■ DATA BLOCK ■
* Start *

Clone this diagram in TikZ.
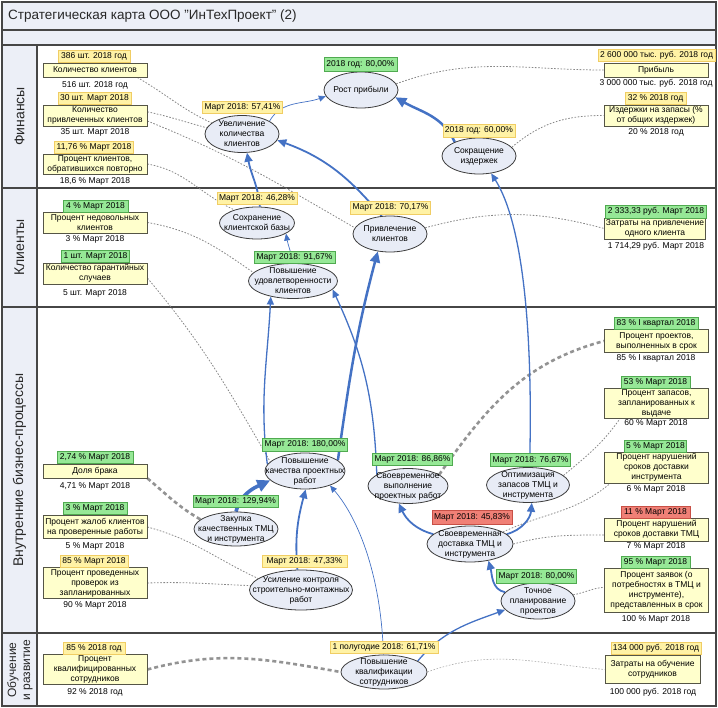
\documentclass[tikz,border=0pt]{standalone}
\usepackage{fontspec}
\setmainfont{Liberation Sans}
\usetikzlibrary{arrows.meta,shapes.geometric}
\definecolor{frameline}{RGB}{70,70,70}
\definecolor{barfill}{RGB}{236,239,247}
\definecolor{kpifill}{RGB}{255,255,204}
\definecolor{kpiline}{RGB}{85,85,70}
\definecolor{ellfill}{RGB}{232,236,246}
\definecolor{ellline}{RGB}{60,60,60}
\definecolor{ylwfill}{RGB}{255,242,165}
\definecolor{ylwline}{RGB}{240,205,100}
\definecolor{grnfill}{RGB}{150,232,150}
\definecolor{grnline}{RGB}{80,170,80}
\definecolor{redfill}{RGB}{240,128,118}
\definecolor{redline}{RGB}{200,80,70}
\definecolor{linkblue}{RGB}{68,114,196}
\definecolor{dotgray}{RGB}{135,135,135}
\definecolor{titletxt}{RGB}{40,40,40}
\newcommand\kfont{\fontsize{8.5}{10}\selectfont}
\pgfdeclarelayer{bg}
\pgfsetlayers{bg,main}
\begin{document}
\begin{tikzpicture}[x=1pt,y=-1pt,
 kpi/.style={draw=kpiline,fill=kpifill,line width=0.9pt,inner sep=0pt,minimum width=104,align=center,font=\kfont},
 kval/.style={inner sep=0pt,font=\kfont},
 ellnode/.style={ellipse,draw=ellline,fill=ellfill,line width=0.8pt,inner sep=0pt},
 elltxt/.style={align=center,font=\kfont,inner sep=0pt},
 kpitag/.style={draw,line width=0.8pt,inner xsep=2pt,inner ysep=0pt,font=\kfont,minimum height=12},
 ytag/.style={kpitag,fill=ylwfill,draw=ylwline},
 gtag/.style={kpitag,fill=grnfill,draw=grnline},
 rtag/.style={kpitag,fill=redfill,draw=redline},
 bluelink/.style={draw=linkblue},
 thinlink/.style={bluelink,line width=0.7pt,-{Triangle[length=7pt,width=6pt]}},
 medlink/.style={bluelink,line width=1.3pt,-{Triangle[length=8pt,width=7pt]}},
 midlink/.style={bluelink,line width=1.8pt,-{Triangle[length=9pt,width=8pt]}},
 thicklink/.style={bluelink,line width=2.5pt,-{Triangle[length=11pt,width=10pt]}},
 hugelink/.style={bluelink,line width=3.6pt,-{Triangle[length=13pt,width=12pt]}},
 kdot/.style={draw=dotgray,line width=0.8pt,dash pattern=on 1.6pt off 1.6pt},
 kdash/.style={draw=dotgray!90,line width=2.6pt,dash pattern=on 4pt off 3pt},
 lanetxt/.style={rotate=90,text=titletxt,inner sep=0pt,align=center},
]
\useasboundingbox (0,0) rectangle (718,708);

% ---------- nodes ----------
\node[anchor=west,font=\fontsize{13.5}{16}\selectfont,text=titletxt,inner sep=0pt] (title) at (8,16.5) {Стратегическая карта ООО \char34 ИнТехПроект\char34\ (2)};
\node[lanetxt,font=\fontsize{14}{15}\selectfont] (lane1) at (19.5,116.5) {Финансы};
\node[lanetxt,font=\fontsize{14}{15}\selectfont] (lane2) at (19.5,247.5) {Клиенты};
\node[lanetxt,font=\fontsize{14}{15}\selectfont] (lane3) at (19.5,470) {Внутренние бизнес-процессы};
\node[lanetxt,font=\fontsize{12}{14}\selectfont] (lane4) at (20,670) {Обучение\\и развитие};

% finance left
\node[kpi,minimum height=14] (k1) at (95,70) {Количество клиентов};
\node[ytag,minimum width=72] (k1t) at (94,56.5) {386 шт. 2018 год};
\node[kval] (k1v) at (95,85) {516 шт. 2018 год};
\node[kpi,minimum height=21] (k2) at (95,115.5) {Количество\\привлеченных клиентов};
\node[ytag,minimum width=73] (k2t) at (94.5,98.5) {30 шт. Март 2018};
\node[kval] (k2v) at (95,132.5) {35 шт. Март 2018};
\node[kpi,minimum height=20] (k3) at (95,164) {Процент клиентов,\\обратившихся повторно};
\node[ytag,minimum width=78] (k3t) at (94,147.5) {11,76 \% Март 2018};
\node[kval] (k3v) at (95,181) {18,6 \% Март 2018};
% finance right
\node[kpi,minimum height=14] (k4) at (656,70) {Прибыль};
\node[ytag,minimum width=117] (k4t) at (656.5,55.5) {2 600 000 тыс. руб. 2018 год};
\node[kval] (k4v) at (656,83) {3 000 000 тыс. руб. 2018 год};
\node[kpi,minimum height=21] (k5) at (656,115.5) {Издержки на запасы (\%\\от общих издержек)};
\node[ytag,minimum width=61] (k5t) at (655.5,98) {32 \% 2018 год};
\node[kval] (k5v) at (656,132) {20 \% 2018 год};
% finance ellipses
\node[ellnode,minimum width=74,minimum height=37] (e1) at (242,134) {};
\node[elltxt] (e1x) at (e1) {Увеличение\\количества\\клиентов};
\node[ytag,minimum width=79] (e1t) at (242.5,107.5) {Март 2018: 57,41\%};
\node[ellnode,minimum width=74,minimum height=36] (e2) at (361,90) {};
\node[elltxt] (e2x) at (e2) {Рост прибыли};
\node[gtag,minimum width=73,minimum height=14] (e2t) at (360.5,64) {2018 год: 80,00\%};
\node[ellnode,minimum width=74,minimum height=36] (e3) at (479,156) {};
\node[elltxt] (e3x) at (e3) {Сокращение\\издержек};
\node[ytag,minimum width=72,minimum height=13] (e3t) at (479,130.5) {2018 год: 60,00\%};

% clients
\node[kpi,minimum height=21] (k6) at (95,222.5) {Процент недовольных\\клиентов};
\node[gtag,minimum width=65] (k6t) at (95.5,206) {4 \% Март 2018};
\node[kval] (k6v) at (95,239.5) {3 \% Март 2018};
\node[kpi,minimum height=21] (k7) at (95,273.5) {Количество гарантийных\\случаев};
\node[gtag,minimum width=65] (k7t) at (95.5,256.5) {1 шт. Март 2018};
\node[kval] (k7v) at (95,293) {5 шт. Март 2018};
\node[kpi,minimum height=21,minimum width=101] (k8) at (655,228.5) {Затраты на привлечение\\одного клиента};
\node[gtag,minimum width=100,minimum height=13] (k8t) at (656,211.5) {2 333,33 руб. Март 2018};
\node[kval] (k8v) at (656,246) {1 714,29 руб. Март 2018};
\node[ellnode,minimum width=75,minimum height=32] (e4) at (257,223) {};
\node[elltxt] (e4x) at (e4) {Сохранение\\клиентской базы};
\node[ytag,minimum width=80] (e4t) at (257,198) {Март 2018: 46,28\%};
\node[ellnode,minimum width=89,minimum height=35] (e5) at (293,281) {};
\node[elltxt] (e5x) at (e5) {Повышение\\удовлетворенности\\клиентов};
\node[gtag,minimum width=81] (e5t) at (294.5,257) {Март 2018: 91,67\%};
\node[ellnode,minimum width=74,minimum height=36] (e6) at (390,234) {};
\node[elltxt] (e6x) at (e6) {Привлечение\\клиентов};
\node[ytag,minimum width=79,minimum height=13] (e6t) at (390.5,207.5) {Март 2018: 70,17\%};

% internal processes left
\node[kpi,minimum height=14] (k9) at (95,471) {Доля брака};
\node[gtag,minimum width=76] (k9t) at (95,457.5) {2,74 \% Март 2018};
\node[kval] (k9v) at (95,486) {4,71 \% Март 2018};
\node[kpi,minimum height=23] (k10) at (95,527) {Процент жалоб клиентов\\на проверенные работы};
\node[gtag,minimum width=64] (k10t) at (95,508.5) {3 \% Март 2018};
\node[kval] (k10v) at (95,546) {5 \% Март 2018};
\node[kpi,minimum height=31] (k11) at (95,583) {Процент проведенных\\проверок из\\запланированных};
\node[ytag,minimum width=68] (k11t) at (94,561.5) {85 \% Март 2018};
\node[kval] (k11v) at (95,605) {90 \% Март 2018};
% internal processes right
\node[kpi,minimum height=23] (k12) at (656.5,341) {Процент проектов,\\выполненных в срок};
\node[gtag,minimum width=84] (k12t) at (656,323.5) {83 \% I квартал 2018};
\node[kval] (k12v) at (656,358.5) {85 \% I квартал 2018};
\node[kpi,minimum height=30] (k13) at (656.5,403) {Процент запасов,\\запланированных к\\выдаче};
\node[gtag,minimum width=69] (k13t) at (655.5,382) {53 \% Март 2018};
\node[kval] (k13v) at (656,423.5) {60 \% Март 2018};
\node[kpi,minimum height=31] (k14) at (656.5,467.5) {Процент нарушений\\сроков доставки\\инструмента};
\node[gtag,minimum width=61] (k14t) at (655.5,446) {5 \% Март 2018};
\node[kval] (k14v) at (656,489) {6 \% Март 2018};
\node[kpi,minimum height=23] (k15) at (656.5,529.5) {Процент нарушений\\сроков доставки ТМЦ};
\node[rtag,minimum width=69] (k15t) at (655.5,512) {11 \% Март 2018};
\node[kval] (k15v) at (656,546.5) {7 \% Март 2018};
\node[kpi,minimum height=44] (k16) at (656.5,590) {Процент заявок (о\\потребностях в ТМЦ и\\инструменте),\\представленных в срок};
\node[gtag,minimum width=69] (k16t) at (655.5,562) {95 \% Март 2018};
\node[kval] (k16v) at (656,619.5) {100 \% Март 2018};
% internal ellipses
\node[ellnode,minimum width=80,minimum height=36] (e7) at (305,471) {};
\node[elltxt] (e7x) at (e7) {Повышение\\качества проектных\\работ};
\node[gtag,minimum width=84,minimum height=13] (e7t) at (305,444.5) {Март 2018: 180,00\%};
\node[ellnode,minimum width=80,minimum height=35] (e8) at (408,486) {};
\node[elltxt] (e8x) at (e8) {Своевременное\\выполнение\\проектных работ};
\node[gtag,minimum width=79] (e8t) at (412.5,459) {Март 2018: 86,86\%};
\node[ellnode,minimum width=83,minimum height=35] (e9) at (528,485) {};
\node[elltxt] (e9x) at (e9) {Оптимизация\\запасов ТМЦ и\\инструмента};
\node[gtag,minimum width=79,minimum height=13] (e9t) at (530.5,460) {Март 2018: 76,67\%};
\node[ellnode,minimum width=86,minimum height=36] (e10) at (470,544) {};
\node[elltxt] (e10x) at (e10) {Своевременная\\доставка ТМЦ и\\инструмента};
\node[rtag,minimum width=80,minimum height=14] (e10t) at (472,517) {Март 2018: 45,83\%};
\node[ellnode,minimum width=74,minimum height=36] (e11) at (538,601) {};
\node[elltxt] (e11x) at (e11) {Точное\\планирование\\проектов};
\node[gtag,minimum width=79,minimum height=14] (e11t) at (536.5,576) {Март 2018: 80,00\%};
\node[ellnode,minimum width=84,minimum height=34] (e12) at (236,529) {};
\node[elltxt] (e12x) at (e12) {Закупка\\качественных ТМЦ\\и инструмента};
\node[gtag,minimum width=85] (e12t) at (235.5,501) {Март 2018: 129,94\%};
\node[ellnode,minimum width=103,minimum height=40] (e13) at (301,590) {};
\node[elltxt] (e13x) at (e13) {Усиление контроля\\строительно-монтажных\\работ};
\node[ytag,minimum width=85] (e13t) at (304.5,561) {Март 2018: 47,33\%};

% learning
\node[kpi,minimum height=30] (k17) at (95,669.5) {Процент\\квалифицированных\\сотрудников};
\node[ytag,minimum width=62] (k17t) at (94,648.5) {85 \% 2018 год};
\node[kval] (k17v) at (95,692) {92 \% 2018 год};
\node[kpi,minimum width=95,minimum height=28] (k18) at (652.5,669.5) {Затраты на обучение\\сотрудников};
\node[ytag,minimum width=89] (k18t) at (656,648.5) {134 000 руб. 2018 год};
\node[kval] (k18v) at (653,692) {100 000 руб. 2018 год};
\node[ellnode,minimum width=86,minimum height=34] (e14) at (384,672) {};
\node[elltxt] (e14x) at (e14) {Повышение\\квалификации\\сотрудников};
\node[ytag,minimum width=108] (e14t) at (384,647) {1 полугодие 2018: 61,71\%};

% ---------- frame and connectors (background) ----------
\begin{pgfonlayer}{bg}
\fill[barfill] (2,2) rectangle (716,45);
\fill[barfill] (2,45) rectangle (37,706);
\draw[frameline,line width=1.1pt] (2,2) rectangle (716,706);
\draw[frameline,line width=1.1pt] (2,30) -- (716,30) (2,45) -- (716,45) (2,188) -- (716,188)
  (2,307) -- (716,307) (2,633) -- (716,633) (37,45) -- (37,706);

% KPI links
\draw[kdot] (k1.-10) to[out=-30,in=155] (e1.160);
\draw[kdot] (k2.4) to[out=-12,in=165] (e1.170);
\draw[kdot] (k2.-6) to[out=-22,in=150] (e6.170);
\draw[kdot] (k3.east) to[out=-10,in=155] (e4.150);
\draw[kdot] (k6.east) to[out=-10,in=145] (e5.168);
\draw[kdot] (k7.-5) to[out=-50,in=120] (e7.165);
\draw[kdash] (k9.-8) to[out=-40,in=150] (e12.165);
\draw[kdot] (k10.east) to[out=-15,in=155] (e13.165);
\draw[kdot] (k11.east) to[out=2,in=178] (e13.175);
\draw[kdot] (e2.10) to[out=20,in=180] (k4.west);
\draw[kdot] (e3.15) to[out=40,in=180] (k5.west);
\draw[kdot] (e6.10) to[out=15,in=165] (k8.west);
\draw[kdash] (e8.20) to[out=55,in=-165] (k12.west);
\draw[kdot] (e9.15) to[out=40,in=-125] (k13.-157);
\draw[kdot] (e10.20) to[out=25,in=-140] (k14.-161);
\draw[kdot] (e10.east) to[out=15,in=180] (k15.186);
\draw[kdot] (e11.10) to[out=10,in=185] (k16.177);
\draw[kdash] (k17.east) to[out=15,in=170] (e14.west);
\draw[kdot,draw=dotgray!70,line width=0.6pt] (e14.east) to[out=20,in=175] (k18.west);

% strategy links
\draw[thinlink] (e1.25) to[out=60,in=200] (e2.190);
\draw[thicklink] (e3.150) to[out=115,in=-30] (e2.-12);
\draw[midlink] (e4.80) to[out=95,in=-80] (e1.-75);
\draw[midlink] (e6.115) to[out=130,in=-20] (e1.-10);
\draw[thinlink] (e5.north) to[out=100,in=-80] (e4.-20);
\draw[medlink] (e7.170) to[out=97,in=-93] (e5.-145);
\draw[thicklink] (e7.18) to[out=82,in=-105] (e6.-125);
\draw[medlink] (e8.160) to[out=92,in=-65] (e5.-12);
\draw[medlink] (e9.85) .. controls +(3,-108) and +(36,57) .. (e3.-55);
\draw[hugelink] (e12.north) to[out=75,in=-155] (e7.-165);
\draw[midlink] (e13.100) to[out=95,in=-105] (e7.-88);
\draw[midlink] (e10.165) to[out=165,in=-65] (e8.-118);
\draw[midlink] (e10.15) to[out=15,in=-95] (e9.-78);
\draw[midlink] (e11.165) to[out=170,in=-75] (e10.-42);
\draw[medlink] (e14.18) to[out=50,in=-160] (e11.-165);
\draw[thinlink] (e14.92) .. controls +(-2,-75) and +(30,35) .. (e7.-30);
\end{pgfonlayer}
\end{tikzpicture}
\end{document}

* End *

■ GIVEN EXERCISE ■
Leave out the pictures and repeat exactly the lines from the start of the material through the line that contains "(0,0) rectangle (718,708);", both included.

■ TASK SOLUTION ■
Clone this diagram in TikZ.
\documentclass[tikz,border=0pt]{standalone}
\usepackage{fontspec}
\setmainfont{Liberation Sans}
\usetikzlibrary{arrows.meta,shapes.geometric}
\definecolor{frameline}{RGB}{70,70,70}
\definecolor{barfill}{RGB}{236,239,247}
\definecolor{kpifill}{RGB}{255,255,204}
\definecolor{kpiline}{RGB}{85,85,70}
\definecolor{ellfill}{RGB}{232,236,246}
\definecolor{ellline}{RGB}{60,60,60}
\definecolor{ylwfill}{RGB}{255,242,165}
\definecolor{ylwline}{RGB}{240,205,100}
\definecolor{grnfill}{RGB}{150,232,150}
\definecolor{grnline}{RGB}{80,170,80}
\definecolor{redfill}{RGB}{240,128,118}
\definecolor{redline}{RGB}{200,80,70}
\definecolor{linkblue}{RGB}{68,114,196}
\definecolor{dotgray}{RGB}{135,135,135}
\definecolor{titletxt}{RGB}{40,40,40}
\newcommand\kfont{\fontsize{8.5}{10}\selectfont}
\pgfdeclarelayer{bg}
\pgfsetlayers{bg,main}
\begin{document}
\begin{tikzpicture}[x=1pt,y=-1pt,
 kpi/.style={draw=kpiline,fill=kpifill,line width=0.9pt,inner sep=0pt,minimum width=104,align=center,font=\kfont},
 kval/.style={inner sep=0pt,font=\kfont},
 ellnode/.style={ellipse,draw=ellline,fill=ellfill,line width=0.8pt,inner sep=0pt},
 elltxt/.style={align=center,font=\kfont,inner sep=0pt},
 kpitag/.style={draw,line width=0.8pt,inner xsep=2pt,inner ysep=0pt,font=\kfont,minimum height=12},
 ytag/.style={kpitag,fill=ylwfill,draw=ylwline},
 gtag/.style={kpitag,fill=grnfill,draw=grnline},
 rtag/.style={kpitag,fill=redfill,draw=redline},
 bluelink/.style={draw=linkblue},
 thinlink/.style={bluelink,line width=0.7pt,-{Triangle[length=7pt,width=6pt]}},
 medlink/.style={bluelink,line width=1.3pt,-{Triangle[length=8pt,width=7pt]}},
 midlink/.style={bluelink,line width=1.8pt,-{Triangle[length=9pt,width=8pt]}},
 thicklink/.style={bluelink,line width=2.5pt,-{Triangle[length=11pt,width=10pt]}},
 hugelink/.style={bluelink,line width=3.6pt,-{Triangle[length=13pt,width=12pt]}},
 kdot/.style={draw=dotgray,line width=0.8pt,dash pattern=on 1.6pt off 1.6pt},
 kdash/.style={draw=dotgray!90,line width=2.6pt,dash pattern=on 4pt off 3pt},
 lanetxt/.style={rotate=90,text=titletxt,inner sep=0pt,align=center},
]
\useasboundingbox (0,0) rectangle (718,708);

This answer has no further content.